IBM InfoSphere Information Server architecture and concepts

IBM® InfoSphere® Information Server provides a unified architecture that works with all types of information integration. Common services, unified parallel processing, and unified metadata are at the core of the server architecture.

The architecture is service-oriented, enabling IBM InfoSphere Information Server to work within evolving enterprise service-oriented architectures. A service-oriented architecture also connects the individual suite product modules of InfoSphere Information Server.

By eliminating duplication of functions, the architecture efficiently uses hardware resources and reduces the amount of development and administrative effort that are required to deploy an integration solution.

The following diagram shows the InfoSphere Information Server architecture.

Figure 1. InfoSphere Information Server high-level architecture

Unified parallel processing engine

Much of the work that InfoSphere Information Server does takes place within the parallel processing engine. The engine handles data processing needs as diverse as performing analysis of large databases for IBM InfoSphere Information Analyzer, data cleansing for IBM InfoSphere QualityStage®, and complex transformations for IBM InfoSphere DataStage®. This parallel processing engine is designed to deliver the following benefits:

Parallelism and data pipelining to complete increasing volumes of work in decreasing time windows
Scalability by adding hardware (for example, processors or nodes in a grid) with no changes to the data integration design
Optimized database, file, and queue processing to handle large files that cannot fit in memory all at once or with large numbers of small files

Common connectivity

InfoSphere Information Server connects to information sources whether they are structured, unstructured, on the mainframe, or applications. Metadata-driven connectivity is shared across the suite components, and connection objects are reusable across functions.

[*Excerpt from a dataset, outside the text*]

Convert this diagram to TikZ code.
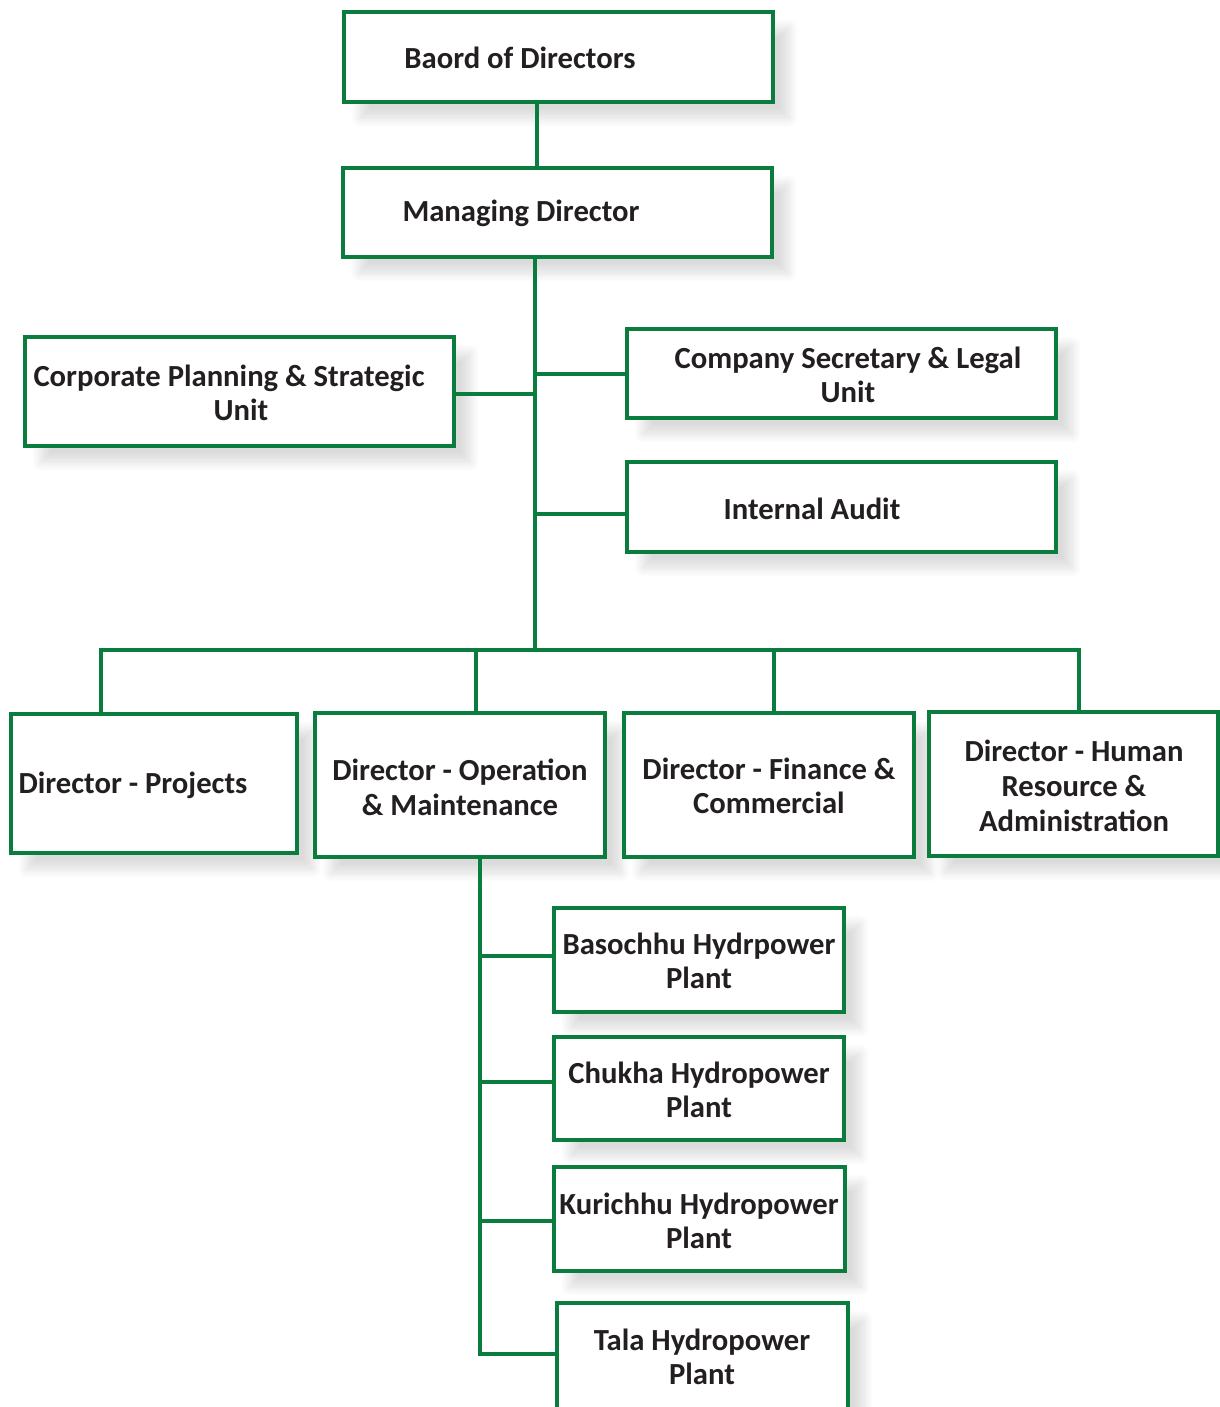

Connectors provide design-time importing of metadata, data browsing and sampling, runtime dynamic metadata access, error handling, and high functionality and high performance runtime data access. Prebuilt interfaces for packaged applications that are called packs provide adapters to SAP, Siebel, Oracle, and others, enabling integration with enterprise applications and associated reporting and analytical systems.

Unified metadata

InfoSphere Information Server is built on a unified metadata infrastructure that enables shared understanding between business and technical domains. This infrastructure reduces development time and provides a persistent record that can improve confidence in information. All functions of InfoSphere Information Server share the same metamodel, making it easier for different roles and functions to collaborate.

A common metadata repository provides persistent storage for all InfoSphere Information Server suite components. All of the products depend on the repository to navigate, query, and update metadata. The repository contains two kinds of metadata:

Dynamic: Dynamic metadata includes design-time information.
Operational: Operational metadata includes performance monitoring, audit and log data, and data profiling sample data.

Because the repository is shared by all suite components, profiling information that is created by InfoSphere Information Analyzer is instantly available to users of InfoSphere DataStage and InfoSphere QualityStage, for example.

The repository is a J2EE application that uses a standard relational database such as IBM Db2®, Oracle, or SQL Server for persistence (Db2 is provided with InfoSphere Information Server). These databases provide backup, administration, scalability, parallel access, transactions, and concurrent access.

Common services

InfoSphere Information Server is built entirely on a set of shared services that centralize core tasks across the platform. These include administrative tasks such as security, user administration, logging, and reporting. Shared services allow these tasks to be managed and controlled in one place, regardless of which suite component is being used. The common services also include the metadata services, which provide standard service-oriented access and analysis of metadata across the platform. In addition, the common services tier manages how services are deployed from any of the product functions, allowing cleansing and transformation rules or federated queries to be published as shared services within an SOA, using a consistent and easy-to-use mechanism.

InfoSphere Information Server products can access three general categories of service:

Design: Design services help developers create function-specific services that can also be shared. For example, InfoSphere Information Analyzer calls a column analyzer service that was created for enterprise data analysis but can be integrated with other parts of InfoSphere Information Server because it exhibits common SOA characteristics.
Execution: Execution services include logging, scheduling, monitoring, reporting, security, and web framework.
Metadata: Metadata services enable metadata to be shared across tools so that changes made in one InfoSphere Information Server component are instantly visible across all of the suite components. Metadata services are integrated with the metadata repository. Metadata services also enable you to exchange metadata with external tools.

The common services tier is deployed on J2EE-compliant application servers such as IBM WebSphere® Application Server, which is included with InfoSphere Information Server.

Unified user interface

The face of InfoSphere Information Server is a common graphical interface and tool framework. Shared interfaces such as the IBM InfoSphere Information Server console and the IBM InfoSphere Information Server Web console provide a common interface, visual controls, and user experience across products. Common functions such as catalog browsing, metadata import, query, and data browsing all expose underlying common services in a uniform way. InfoSphere Information Server provides rich client interfaces for highly detailed development work and thin clients that run in web browsers for administration.

Application programming interfaces (APIs) support a variety of interface styles that include standard request-reply, service-oriented, event-driven, and scheduled task invocation.